[DATA SHOWN]:
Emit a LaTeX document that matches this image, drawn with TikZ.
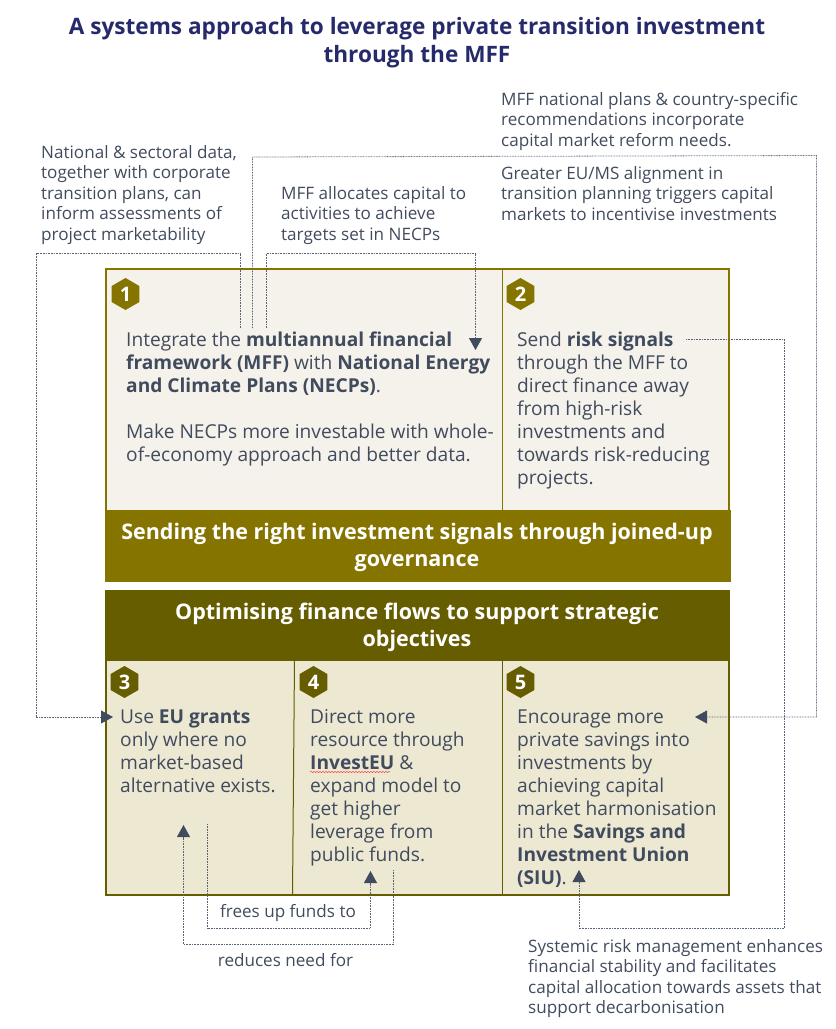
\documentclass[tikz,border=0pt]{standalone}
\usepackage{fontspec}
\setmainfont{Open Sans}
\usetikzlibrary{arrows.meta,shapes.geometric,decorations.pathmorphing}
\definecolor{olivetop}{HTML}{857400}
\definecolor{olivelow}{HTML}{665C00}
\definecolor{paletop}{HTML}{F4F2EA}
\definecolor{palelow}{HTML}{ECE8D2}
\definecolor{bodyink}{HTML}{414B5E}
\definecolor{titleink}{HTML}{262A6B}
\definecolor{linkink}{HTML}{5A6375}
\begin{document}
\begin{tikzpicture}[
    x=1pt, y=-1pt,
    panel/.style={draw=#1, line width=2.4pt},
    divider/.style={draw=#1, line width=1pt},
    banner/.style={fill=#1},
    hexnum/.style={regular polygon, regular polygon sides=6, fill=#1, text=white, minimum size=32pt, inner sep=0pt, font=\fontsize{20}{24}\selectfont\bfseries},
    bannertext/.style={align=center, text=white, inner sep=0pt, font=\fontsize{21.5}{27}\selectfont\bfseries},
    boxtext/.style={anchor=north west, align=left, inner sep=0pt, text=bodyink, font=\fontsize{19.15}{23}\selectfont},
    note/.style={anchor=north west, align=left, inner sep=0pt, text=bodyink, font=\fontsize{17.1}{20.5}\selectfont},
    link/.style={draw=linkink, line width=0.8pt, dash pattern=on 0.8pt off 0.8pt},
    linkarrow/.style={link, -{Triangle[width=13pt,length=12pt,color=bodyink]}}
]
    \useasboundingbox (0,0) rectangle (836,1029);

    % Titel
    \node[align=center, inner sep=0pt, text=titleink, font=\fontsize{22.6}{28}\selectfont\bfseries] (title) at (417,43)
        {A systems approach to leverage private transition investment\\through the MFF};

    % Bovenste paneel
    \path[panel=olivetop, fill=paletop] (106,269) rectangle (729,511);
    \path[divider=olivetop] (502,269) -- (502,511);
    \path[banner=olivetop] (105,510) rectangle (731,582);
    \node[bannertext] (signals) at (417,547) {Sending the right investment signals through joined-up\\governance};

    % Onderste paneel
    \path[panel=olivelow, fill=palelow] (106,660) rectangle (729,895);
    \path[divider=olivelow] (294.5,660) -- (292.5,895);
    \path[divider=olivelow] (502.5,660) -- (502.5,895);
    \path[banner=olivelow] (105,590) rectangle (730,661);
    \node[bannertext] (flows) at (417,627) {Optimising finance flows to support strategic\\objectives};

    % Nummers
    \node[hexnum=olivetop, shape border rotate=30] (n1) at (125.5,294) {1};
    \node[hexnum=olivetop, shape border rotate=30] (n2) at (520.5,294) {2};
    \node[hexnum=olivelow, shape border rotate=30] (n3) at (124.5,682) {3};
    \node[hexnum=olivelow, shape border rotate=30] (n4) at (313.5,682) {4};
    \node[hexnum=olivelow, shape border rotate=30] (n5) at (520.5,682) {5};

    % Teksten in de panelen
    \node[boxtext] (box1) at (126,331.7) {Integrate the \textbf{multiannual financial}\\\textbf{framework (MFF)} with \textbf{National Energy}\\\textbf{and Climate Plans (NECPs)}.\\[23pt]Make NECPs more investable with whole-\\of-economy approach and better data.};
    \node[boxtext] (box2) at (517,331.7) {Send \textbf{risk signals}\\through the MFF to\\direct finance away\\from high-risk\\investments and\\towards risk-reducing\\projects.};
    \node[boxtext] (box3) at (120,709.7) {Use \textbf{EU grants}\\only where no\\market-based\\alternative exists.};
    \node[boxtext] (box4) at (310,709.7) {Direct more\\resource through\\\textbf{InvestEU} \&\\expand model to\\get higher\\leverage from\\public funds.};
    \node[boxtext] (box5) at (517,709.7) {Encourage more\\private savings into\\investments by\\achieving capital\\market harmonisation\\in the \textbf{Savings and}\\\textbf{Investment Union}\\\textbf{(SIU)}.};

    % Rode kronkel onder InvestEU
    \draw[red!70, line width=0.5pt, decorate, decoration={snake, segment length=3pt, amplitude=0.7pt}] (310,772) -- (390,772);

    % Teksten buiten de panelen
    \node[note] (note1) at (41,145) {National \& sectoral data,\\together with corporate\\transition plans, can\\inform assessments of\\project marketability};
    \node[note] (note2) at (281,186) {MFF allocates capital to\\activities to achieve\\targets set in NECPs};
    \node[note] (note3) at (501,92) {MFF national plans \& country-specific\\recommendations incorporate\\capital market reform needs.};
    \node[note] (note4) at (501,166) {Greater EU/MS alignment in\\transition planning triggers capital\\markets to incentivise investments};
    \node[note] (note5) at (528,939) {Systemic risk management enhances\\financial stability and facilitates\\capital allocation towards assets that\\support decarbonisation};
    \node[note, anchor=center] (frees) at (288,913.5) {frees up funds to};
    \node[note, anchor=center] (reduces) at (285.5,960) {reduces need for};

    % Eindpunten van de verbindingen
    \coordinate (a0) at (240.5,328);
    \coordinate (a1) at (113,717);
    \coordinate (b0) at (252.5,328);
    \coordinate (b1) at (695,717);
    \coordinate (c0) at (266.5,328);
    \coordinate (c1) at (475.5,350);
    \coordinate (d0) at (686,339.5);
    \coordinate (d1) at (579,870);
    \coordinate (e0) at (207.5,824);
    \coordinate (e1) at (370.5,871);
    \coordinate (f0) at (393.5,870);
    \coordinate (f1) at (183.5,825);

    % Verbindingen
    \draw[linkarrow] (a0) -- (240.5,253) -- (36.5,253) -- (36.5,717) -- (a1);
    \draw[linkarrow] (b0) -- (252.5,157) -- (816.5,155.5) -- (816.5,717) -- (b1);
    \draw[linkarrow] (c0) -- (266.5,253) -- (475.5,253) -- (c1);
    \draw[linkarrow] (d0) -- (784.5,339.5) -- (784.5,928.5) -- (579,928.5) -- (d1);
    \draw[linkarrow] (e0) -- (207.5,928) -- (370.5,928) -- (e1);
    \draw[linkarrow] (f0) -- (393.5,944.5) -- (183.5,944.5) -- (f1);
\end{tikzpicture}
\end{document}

[DIRECTIVE]: Copy each line in full and exactly, omitting any picture.

[SOLUTION]:
Emit a LaTeX document that matches this image, drawn with TikZ.
\documentclass[tikz,border=0pt]{standalone}
\usepackage{fontspec}
\setmainfont{Open Sans}
\usetikzlibrary{arrows.meta,shapes.geometric,decorations.pathmorphing}
\definecolor{olivetop}{HTML}{857400}
\definecolor{olivelow}{HTML}{665C00}
\definecolor{paletop}{HTML}{F4F2EA}
\definecolor{palelow}{HTML}{ECE8D2}
\definecolor{bodyink}{HTML}{414B5E}
\definecolor{titleink}{HTML}{262A6B}
\definecolor{linkink}{HTML}{5A6375}
\begin{document}
\begin{tikzpicture}[
    x=1pt, y=-1pt,
    panel/.style={draw=#1, line width=2.4pt},
    divider/.style={draw=#1, line width=1pt},
    banner/.style={fill=#1},
    hexnum/.style={regular polygon, regular polygon sides=6, fill=#1, text=white, minimum size=32pt, inner sep=0pt, font=\fontsize{20}{24}\selectfont\bfseries},
    bannertext/.style={align=center, text=white, inner sep=0pt, font=\fontsize{21.5}{27}\selectfont\bfseries},
    boxtext/.style={anchor=north west, align=left, inner sep=0pt, text=bodyink, font=\fontsize{19.15}{23}\selectfont},
    note/.style={anchor=north west, align=left, inner sep=0pt, text=bodyink, font=\fontsize{17.1}{20.5}\selectfont},
    link/.style={draw=linkink, line width=0.8pt, dash pattern=on 0.8pt off 0.8pt},
    linkarrow/.style={link, -{Triangle[width=13pt,length=12pt,color=bodyink]}}
]
    \useasboundingbox (0,0) rectangle (836,1029);

    % Titel
    \node[align=center, inner sep=0pt, text=titleink, font=\fontsize{22.6}{28}\selectfont\bfseries] (title) at (417,43)
        {A systems approach to leverage private transition investment\\through the MFF};

    % Bovenste paneel
    \path[panel=olivetop, fill=paletop] (106,269) rectangle (729,511);
    \path[divider=olivetop] (502,269) -- (502,511);
    \path[banner=olivetop] (105,510) rectangle (731,582);
    \node[bannertext] (signals) at (417,547) {Sending the right investment signals through joined-up\\governance};

    % Onderste paneel
    \path[panel=olivelow, fill=palelow] (106,660) rectangle (729,895);
    \path[divider=olivelow] (294.5,660) -- (292.5,895);
    \path[divider=olivelow] (502.5,660) -- (502.5,895);
    \path[banner=olivelow] (105,590) rectangle (730,661);
    \node[bannertext] (flows) at (417,627) {Optimising finance flows to support strategic\\objectives};

    % Nummers
    \node[hexnum=olivetop, shape border rotate=30] (n1) at (125.5,294) {1};
    \node[hexnum=olivetop, shape border rotate=30] (n2) at (520.5,294) {2};
    \node[hexnum=olivelow, shape border rotate=30] (n3) at (124.5,682) {3};
    \node[hexnum=olivelow, shape border rotate=30] (n4) at (313.5,682) {4};
    \node[hexnum=olivelow, shape border rotate=30] (n5) at (520.5,682) {5};

    % Teksten in de panelen
    \node[boxtext] (box1) at (126,331.7) {Integrate the \textbf{multiannual financial}\\\textbf{framework (MFF)} with \textbf{National Energy}\\\textbf{and Climate Plans (NECPs)}.\\[23pt]Make NECPs more investable with whole-\\of-economy approach and better data.};
    \node[boxtext] (box2) at (517,331.7) {Send \textbf{risk signals}\\through the MFF to\\direct finance away\\from high-risk\\investments and\\towards risk-reducing\\projects.};
    \node[boxtext] (box3) at (120,709.7) {Use \textbf{EU grants}\\only where no\\market-based\\alternative exists.};
    \node[boxtext] (box4) at (310,709.7) {Direct more\\resource through\\\textbf{InvestEU} \&\\expand model to\\get higher\\leverage from\\public funds.};
    \node[boxtext] (box5) at (517,709.7) {Encourage more\\private savings into\\investments by\\achieving capital\\market harmonisation\\in the \textbf{Savings and}\\\textbf{Investment Union}\\\textbf{(SIU)}.};

    % Rode kronkel onder InvestEU
    \draw[red!70, line width=0.5pt, decorate, decoration={snake, segment length=3pt, amplitude=0.7pt}] (310,772) -- (390,772);

    % Teksten buiten de panelen
    \node[note] (note1) at (41,145) {National \& sectoral data,\\together with corporate\\transition plans, can\\inform assessments of\\project marketability};
    \node[note] (note2) at (281,186) {MFF allocates capital to\\activities to achieve\\targets set in NECPs};
    \node[note] (note3) at (501,92) {MFF national plans \& country-specific\\recommendations incorporate\\capital market reform needs.};
    \node[note] (note4) at (501,166) {Greater EU/MS alignment in\\transition planning triggers capital\\markets to incentivise investments};
    \node[note] (note5) at (528,939) {Systemic risk management enhances\\financial stability and facilitates\\capital allocation towards assets that\\support decarbonisation};
    \node[note, anchor=center] (frees) at (288,913.5) {frees up funds to};
    \node[note, anchor=center] (reduces) at (285.5,960) {reduces need for};

    % Eindpunten van de verbindingen
    \coordinate (a0) at (240.5,328);
    \coordinate (a1) at (113,717);
    \coordinate (b0) at (252.5,328);
    \coordinate (b1) at (695,717);
    \coordinate (c0) at (266.5,328);
    \coordinate (c1) at (475.5,350);
    \coordinate (d0) at (686,339.5);
    \coordinate (d1) at (579,870);
    \coordinate (e0) at (207.5,824);
    \coordinate (e1) at (370.5,871);
    \coordinate (f0) at (393.5,870);
    \coordinate (f1) at (183.5,825);

    % Verbindingen
    \draw[linkarrow] (a0) -- (240.5,253) -- (36.5,253) -- (36.5,717) -- (a1);
    \draw[linkarrow] (b0) -- (252.5,157) -- (816.5,155.5) -- (816.5,717) -- (b1);
    \draw[linkarrow] (c0) -- (266.5,253) -- (475.5,253) -- (c1);
    \draw[linkarrow] (d0) -- (784.5,339.5) -- (784.5,928.5) -- (579,928.5) -- (d1);
    \draw[linkarrow] (e0) -- (207.5,928) -- (370.5,928) -- (e1);
    \draw[linkarrow] (f0) -- (393.5,944.5) -- (183.5,944.5) -- (f1);
\end{tikzpicture}
\end{document}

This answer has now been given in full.